What I want right now:
-friends
-the ability to make said friends: to stop being so shy and scared
-to shrink this city a bit
-food cooked by my mommy (no more pizza or ramen)
-to stick with optimism and focus on the fun stuff I've done
-this week to not have felt like 2 years
-a beverage that is free but is not water
-NO MORE PANIC ATTACKS
-motivation
-a room to myself so that I can sing
-Jon to come back
-Kirby
-air conditioning
-happy new quotes for my blog/away messages like everyone else
-a shower
-to be in an a cappella group
-to be cool again
-a nap
-hugs!

1.9.05

Progress: For Serious

Ok, I have an improved outlook. I don't know for sure yet if this is really the right place for me, but Iam sure that I can survive well enough here. It took gorgeous weather (courtesy of Katrina - sorry everyone in Louisiana, but I really appreciate the breeze!), some inspirational theatre, and writing in Washington Square Park for me to decide that I could, in fact, be happy enough here.
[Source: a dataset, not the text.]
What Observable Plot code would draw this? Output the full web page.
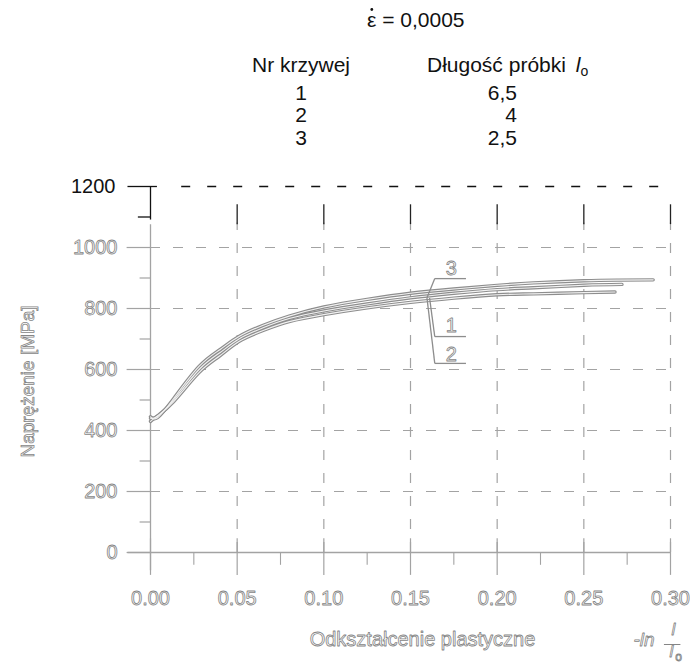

Maybe not truly joyful, but happy enough.

Yay optimism.

Progress...oh, wait...no

I was really hoping that my next post would be an uplifting one, telling of how I overcame my fears and anxiety and how much I love it here.
Alas.
I'm still unhappy and lost. It's one of those sadnesses that won't break, the kind that sort of move in and refuse to declare a date of departure. I miss laughing, smiling, knowing somewhere in my heart that I'll be me again. I can't find anything to distract me from my thoughts long enough to make any progress. I just feel trapped. I'm so sad that I'm not happy. I wanted this so much, this school, this city, this life. But it's not what it seemed to be. I do love New York, but maybe just for weekends. It's too much to handle 24/7. I want some quiet. I want some peace. I want a distraction that won't empty my wallet or fill me with anxiety.
Fortunately, Jon is coming to visit this weekend. That will be my distraction, that will get me through until classes. I want to go home so badly, but I know I wouldn't have it in me to come back if I did. So I'm stuck here. I hate that that's how it seems to me.